begin Provided material

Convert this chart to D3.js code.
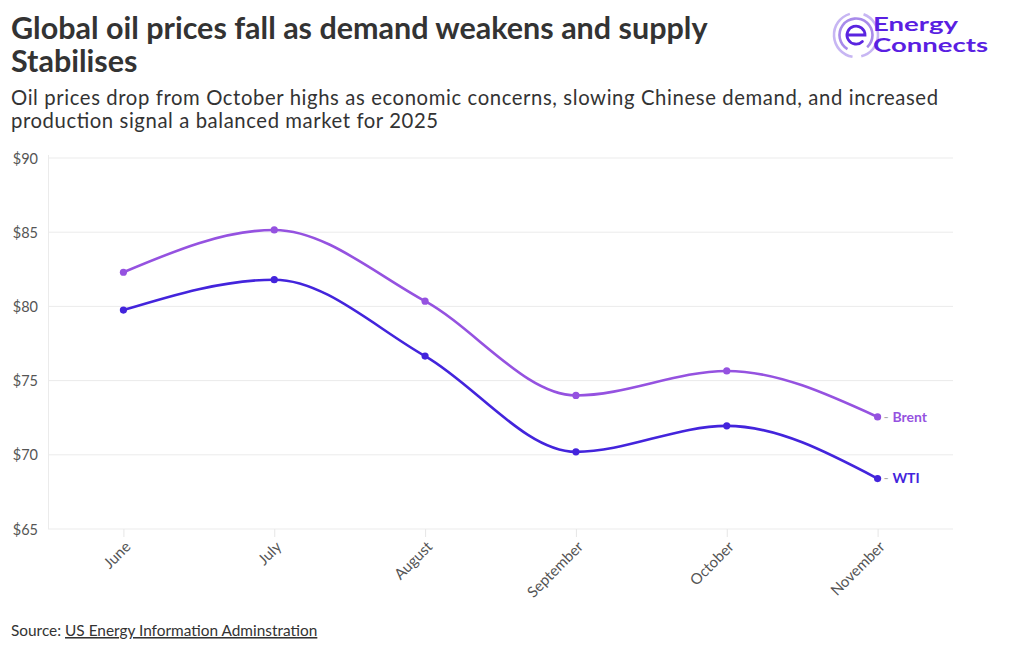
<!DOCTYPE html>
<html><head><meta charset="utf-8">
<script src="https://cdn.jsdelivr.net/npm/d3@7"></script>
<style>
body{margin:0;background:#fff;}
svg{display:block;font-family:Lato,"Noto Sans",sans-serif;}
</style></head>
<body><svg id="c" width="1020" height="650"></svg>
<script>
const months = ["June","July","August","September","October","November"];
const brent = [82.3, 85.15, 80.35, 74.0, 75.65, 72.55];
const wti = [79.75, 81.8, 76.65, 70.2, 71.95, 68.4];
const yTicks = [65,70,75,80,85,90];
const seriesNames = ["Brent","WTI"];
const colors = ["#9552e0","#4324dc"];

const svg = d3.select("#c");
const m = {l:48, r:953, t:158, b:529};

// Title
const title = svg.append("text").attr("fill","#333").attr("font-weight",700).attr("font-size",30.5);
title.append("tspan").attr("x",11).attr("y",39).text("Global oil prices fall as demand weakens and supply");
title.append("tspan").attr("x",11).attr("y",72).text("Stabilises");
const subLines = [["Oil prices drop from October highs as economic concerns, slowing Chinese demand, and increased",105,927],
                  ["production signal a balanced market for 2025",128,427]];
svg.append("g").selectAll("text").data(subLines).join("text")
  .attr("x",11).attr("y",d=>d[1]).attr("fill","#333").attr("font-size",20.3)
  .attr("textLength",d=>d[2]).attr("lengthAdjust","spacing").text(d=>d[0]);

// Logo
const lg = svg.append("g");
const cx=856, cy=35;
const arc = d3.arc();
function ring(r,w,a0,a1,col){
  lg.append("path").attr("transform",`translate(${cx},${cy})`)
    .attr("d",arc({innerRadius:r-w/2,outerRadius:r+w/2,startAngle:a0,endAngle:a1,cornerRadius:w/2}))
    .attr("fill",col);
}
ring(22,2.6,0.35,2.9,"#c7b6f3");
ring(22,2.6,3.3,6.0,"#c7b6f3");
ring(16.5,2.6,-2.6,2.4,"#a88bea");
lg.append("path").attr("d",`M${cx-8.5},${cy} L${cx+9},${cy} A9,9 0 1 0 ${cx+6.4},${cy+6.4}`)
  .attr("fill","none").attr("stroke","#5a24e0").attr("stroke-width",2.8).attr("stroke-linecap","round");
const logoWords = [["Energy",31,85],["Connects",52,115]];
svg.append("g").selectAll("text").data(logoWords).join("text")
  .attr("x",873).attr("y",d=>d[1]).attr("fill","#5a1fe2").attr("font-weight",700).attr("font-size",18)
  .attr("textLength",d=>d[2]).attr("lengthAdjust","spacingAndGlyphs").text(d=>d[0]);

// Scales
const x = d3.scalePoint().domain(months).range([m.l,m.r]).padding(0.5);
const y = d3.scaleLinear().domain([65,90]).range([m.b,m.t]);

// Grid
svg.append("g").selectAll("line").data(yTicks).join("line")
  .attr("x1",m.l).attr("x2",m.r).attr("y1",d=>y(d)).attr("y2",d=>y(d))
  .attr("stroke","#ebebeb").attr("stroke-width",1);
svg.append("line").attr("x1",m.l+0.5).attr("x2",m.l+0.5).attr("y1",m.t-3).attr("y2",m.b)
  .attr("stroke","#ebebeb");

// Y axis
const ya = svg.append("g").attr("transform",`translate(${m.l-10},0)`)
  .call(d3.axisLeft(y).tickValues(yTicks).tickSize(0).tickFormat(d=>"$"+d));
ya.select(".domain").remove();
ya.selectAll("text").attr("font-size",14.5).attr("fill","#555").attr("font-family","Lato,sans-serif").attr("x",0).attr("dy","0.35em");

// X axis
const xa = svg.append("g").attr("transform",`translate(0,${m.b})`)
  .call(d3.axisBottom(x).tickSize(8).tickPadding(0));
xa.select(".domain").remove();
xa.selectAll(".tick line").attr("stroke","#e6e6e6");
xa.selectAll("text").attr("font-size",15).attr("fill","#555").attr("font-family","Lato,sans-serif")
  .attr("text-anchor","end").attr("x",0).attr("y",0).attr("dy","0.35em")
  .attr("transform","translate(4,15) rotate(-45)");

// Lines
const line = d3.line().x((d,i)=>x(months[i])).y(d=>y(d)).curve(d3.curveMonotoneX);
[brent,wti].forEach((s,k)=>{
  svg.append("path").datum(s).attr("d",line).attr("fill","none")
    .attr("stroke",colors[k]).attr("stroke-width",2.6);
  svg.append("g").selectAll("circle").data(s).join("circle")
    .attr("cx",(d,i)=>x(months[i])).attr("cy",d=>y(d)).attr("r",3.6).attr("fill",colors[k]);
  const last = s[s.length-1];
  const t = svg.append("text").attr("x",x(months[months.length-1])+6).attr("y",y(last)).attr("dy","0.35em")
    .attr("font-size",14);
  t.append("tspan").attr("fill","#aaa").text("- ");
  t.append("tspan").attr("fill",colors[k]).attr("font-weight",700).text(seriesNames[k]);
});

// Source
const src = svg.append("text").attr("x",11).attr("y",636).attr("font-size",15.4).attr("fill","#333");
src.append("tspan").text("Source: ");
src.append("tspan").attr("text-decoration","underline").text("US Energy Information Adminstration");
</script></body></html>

end Provided material

What you should do:
Retype the data above exactly; pictures are not part of the copy.

Completed exercise:
Convert this chart to D3.js code.
<!DOCTYPE html>
<html><head><meta charset="utf-8">
<script src="https://cdn.jsdelivr.net/npm/d3@7"></script>
<style>
body{margin:0;background:#fff;}
svg{display:block;font-family:Lato,"Noto Sans",sans-serif;}
</style></head>
<body><svg id="c" width="1020" height="650"></svg>
<script>
const months = ["June","July","August","September","October","November"];
const brent = [82.3, 85.15, 80.35, 74.0, 75.65, 72.55];
const wti = [79.75, 81.8, 76.65, 70.2, 71.95, 68.4];
const yTicks = [65,70,75,80,85,90];
const seriesNames = ["Brent","WTI"];
const colors = ["#9552e0","#4324dc"];

const svg = d3.select("#c");
const m = {l:48, r:953, t:158, b:529};

// Title
const title = svg.append("text").attr("fill","#333").attr("font-weight",700).attr("font-size",30.5);
title.append("tspan").attr("x",11).attr("y",39).text("Global oil prices fall as demand weakens and supply");
title.append("tspan").attr("x",11).attr("y",72).text("Stabilises");
const subLines = [["Oil prices drop from October highs as economic concerns, slowing Chinese demand, and increased",105,927],
                  ["production signal a balanced market for 2025",128,427]];
svg.append("g").selectAll("text").data(subLines).join("text")
  .attr("x",11).attr("y",d=>d[1]).attr("fill","#333").attr("font-size",20.3)
  .attr("textLength",d=>d[2]).attr("lengthAdjust","spacing").text(d=>d[0]);

// Logo
const lg = svg.append("g");
const cx=856, cy=35;
const arc = d3.arc();
function ring(r,w,a0,a1,col){
  lg.append("path").attr("transform",`translate(${cx},${cy})`)
    .attr("d",arc({innerRadius:r-w/2,outerRadius:r+w/2,startAngle:a0,endAngle:a1,cornerRadius:w/2}))
    .attr("fill",col);
}
ring(22,2.6,0.35,2.9,"#c7b6f3");
ring(22,2.6,3.3,6.0,"#c7b6f3");
ring(16.5,2.6,-2.6,2.4,"#a88bea");
lg.append("path").attr("d",`M${cx-8.5},${cy} L${cx+9},${cy} A9,9 0 1 0 ${cx+6.4},${cy+6.4}`)
  .attr("fill","none").attr("stroke","#5a24e0").attr("stroke-width",2.8).attr("stroke-linecap","round");
const logoWords = [["Energy",31,85],["Connects",52,115]];
svg.append("g").selectAll("text").data(logoWords).join("text")
  .attr("x",873).attr("y",d=>d[1]).attr("fill","#5a1fe2").attr("font-weight",700).attr("font-size",18)
  .attr("textLength",d=>d[2]).attr("lengthAdjust","spacingAndGlyphs").text(d=>d[0]);

// Scales
const x = d3.scalePoint().domain(months).range([m.l,m.r]).padding(0.5);
const y = d3.scaleLinear().domain([65,90]).range([m.b,m.t]);

// Grid
svg.append("g").selectAll("line").data(yTicks).join("line")
  .attr("x1",m.l).attr("x2",m.r).attr("y1",d=>y(d)).attr("y2",d=>y(d))
  .attr("stroke","#ebebeb").attr("stroke-width",1);
svg.append("line").attr("x1",m.l+0.5).attr("x2",m.l+0.5).attr("y1",m.t-3).attr("y2",m.b)
  .attr("stroke","#ebebeb");

// Y axis
const ya = svg.append("g").attr("transform",`translate(${m.l-10},0)`)
  .call(d3.axisLeft(y).tickValues(yTicks).tickSize(0).tickFormat(d=>"$"+d));
ya.select(".domain").remove();
ya.selectAll("text").attr("font-size",14.5).attr("fill","#555").attr("font-family","Lato,sans-serif").attr("x",0).attr("dy","0.35em");

// X axis
const xa = svg.append("g").attr("transform",`translate(0,${m.b})`)
  .call(d3.axisBottom(x).tickSize(8).tickPadding(0));
xa.select(".domain").remove();
xa.selectAll(".tick line").attr("stroke","#e6e6e6");
xa.selectAll("text").attr("font-size",15).attr("fill","#555").attr("font-family","Lato,sans-serif")
  .attr("text-anchor","end").attr("x",0).attr("y",0).attr("dy","0.35em")
  .attr("transform","translate(4,15) rotate(-45)");

// Lines
const line = d3.line().x((d,i)=>x(months[i])).y(d=>y(d)).curve(d3.curveMonotoneX);
[brent,wti].forEach((s,k)=>{
  svg.append("path").datum(s).attr("d",line).attr("fill","none")
    .attr("stroke",colors[k]).attr("stroke-width",2.6);
  svg.append("g").selectAll("circle").data(s).join("circle")
    .attr("cx",(d,i)=>x(months[i])).attr("cy",d=>y(d)).attr("r",3.6).attr("fill",colors[k]);
  const last = s[s.length-1];
  const t = svg.append("text").attr("x",x(months[months.length-1])+6).attr("y",y(last)).attr("dy","0.35em")
    .attr("font-size",14);
  t.append("tspan").attr("fill","#aaa").text("- ");
  t.append("tspan").attr("fill",colors[k]).attr("font-weight",700).text(seriesNames[k]);
});

// Source
const src = svg.append("text").attr("x",11).attr("y",636).attr("font-size",15.4).attr("fill","#333");
src.append("tspan").text("Source: ");
src.append("tspan").attr("text-decoration","underline").text("US Energy Information Adminstration");
</script></body></html>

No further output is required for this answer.